Türkiye'nin ilk nükleer santralinin yatırım hacmi olan 20 milyar doların tamamının Rus tarafınca karşılanacağını belirten Putin, bu yatırımın yüzde 25'inin Türkiye'de yeni işyerlerinin kurulmasına yönlendirileceğini bildirdi.
''Milli para birimiyle ödeme''
Putin, ticari işbirliğinin finans yapısının iyileştirilmesinin güncel bir görev olduğuna dikkat çekerek, yatırım için uygun atmosferin yaratılması ve karşılıklı ödemelerde milli para birimlerinin kullanılmasının söz konusu olduğunu kaydetti.
Sberbank'ın Denizbank'ı satın almasına da değinen Putin, bunun geçen yıl Avrupa'da bu sektörde gerçekleşen en büyük alım olduğuna dikkati çekti.
Bugünkü görüşmelerde insani konuların da ele alındığını belirten Putin, 100'den fazla Türk öğrencinin Rusya'da nükleer öğrenim gördüğünü, bunun Türkiye'de yeni alanlar açacağını söyledi.
Türkiye - Rusya ilişkilerinde turizmin önemli bir yer tuttuğunu belirten Putin, ''Türkiye'yi, 3,5 milyon vatandaşımız ziyaret etti. Bu da vatandaşlarımızın Türkiye'ye duyduğu güvenin göstergesi'' dedi.

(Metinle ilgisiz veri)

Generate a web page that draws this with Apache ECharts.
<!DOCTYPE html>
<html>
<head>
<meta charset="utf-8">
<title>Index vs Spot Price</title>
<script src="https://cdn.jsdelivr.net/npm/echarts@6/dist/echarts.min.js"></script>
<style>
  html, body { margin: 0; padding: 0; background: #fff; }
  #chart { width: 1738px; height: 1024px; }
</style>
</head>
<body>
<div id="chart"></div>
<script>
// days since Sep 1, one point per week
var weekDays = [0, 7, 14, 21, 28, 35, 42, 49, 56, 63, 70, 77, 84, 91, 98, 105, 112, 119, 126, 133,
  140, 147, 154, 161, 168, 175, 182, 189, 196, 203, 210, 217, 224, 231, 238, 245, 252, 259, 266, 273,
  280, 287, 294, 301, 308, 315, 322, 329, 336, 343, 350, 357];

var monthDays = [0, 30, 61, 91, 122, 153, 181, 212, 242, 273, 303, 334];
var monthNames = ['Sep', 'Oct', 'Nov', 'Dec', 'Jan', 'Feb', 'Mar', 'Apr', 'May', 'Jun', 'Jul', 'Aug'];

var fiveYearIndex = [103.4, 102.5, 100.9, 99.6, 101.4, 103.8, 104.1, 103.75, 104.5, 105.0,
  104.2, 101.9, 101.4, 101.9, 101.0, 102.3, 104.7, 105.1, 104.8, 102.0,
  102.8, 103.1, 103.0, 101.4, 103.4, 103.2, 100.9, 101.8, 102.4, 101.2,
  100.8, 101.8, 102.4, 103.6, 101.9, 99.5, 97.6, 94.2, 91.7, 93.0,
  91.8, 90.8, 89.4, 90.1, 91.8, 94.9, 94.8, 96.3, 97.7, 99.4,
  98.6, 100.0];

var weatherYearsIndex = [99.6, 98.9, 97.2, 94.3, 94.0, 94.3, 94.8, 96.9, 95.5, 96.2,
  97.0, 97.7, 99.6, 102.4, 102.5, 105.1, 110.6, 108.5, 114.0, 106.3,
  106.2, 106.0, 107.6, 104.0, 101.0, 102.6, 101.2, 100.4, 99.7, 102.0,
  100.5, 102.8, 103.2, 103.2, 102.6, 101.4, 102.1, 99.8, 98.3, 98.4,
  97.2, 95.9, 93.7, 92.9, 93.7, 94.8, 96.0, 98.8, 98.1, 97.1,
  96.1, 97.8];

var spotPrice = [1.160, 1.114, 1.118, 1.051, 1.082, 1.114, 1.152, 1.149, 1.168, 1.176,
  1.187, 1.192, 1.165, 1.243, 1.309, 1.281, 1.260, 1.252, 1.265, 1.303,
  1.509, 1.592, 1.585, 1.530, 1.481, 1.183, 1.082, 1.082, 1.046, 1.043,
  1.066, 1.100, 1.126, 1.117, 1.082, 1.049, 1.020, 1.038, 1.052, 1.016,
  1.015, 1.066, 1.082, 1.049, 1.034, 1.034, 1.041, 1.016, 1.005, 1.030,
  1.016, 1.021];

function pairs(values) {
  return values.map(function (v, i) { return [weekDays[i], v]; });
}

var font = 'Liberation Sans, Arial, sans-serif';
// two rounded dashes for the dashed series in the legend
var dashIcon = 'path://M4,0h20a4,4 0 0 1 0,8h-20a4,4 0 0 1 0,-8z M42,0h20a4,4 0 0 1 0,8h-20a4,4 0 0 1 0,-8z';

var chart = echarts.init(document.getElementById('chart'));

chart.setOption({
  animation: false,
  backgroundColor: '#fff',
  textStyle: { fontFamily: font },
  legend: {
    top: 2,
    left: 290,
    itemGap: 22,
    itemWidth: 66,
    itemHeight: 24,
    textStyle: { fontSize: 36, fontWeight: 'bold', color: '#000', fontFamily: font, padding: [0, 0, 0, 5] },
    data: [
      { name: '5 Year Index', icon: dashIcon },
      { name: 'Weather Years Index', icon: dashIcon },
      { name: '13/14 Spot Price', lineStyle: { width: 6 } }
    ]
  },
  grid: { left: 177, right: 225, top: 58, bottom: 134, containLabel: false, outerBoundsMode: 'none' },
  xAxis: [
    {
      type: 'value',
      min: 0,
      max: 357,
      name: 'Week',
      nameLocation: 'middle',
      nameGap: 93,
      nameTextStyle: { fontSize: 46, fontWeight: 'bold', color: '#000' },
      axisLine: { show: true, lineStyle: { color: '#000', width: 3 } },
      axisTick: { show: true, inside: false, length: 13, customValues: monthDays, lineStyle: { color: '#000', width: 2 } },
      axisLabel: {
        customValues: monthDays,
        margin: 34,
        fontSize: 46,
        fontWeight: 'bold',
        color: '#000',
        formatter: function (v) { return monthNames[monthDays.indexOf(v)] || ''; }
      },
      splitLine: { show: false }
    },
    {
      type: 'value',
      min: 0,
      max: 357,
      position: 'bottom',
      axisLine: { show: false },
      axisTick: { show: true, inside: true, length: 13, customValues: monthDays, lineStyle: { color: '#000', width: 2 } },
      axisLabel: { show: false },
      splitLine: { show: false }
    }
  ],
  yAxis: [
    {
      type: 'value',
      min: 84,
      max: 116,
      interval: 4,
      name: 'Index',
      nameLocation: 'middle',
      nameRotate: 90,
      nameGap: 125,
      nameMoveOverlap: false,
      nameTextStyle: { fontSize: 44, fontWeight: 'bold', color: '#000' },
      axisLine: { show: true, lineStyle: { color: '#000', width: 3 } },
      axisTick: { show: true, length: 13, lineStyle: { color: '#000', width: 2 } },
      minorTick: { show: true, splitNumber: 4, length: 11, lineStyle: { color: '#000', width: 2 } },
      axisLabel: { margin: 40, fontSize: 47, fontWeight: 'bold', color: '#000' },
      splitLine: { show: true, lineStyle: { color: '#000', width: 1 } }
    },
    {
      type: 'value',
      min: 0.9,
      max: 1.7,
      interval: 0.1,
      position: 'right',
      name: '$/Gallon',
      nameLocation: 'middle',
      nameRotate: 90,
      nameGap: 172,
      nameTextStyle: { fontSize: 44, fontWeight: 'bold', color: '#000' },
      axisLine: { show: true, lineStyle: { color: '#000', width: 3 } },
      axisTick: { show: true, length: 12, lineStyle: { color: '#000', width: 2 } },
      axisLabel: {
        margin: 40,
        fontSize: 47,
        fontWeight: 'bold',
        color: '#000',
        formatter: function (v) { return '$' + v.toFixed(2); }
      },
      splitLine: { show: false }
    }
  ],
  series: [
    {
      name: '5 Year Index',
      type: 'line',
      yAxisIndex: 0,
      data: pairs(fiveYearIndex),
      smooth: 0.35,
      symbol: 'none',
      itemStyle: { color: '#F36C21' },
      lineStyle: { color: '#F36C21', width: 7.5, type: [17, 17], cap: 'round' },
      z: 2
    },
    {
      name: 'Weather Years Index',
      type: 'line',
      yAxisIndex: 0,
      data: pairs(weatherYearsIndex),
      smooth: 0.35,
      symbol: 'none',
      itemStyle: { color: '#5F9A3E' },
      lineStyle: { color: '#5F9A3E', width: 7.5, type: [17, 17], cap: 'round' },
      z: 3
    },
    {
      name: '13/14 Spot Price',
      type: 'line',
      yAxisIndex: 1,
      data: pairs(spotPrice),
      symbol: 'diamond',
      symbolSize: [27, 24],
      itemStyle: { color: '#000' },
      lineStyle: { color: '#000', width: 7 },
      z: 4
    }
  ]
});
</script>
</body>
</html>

Görüşmelerde uluslararası ve bölgesel konuların, bu arada Gazze ve Suriye sorunları ile Orta Doğu'nun durumunun ele alındığını bildiren Putin, ''Sonuç olarak Sayın Başbakan'a, bütün Türk dostlarımıza yapıcı ve iyi sonuç getirecek gelişmeler için teşekkürlerimi sunuyorum'' diye konuştu.
''Nükleer santral''
Rusya Devlet Başkanı Vladimir Putin, Akkuyu nükleer santraliyle ilgili bir soru üzerine, Rusya tarafından Türkiye'de yapılacak nükleer santral konusunda her şeyin plana göre sürdüğünü ve bu konuda bir sorun görmediğini belirterek, Türk tarafının da projenin gerçekleştirilmesine ilgi duyduğunu söyledi. Putin, Türk partnerlerinin de Rusya tarafının üstlendiği riskleri anlayacağını umduğunu ifade etti.
Türkiye'nin enerji ''hub''ına dönüştürülmesiyle ilgili bir soruya da Putin, ''Evet ama bizim için bu konuda öncelik, bizim pazarlarımıza sevkıyat güzergahlarının çeşitlendirilmesidir. Kuzey Akım Projesi'ni bitirdik, Güney Akım Projesi'ni başlatmak üzereyiz. Unutmamak gerekir ki, Mavi Akım Projesi de faaliyette. Mavi Akım Projesi'ni geliştirebiliriz, ileride Türk partnerlerimizle bu konuyu ele alabiliriz'' bilgisini verdi.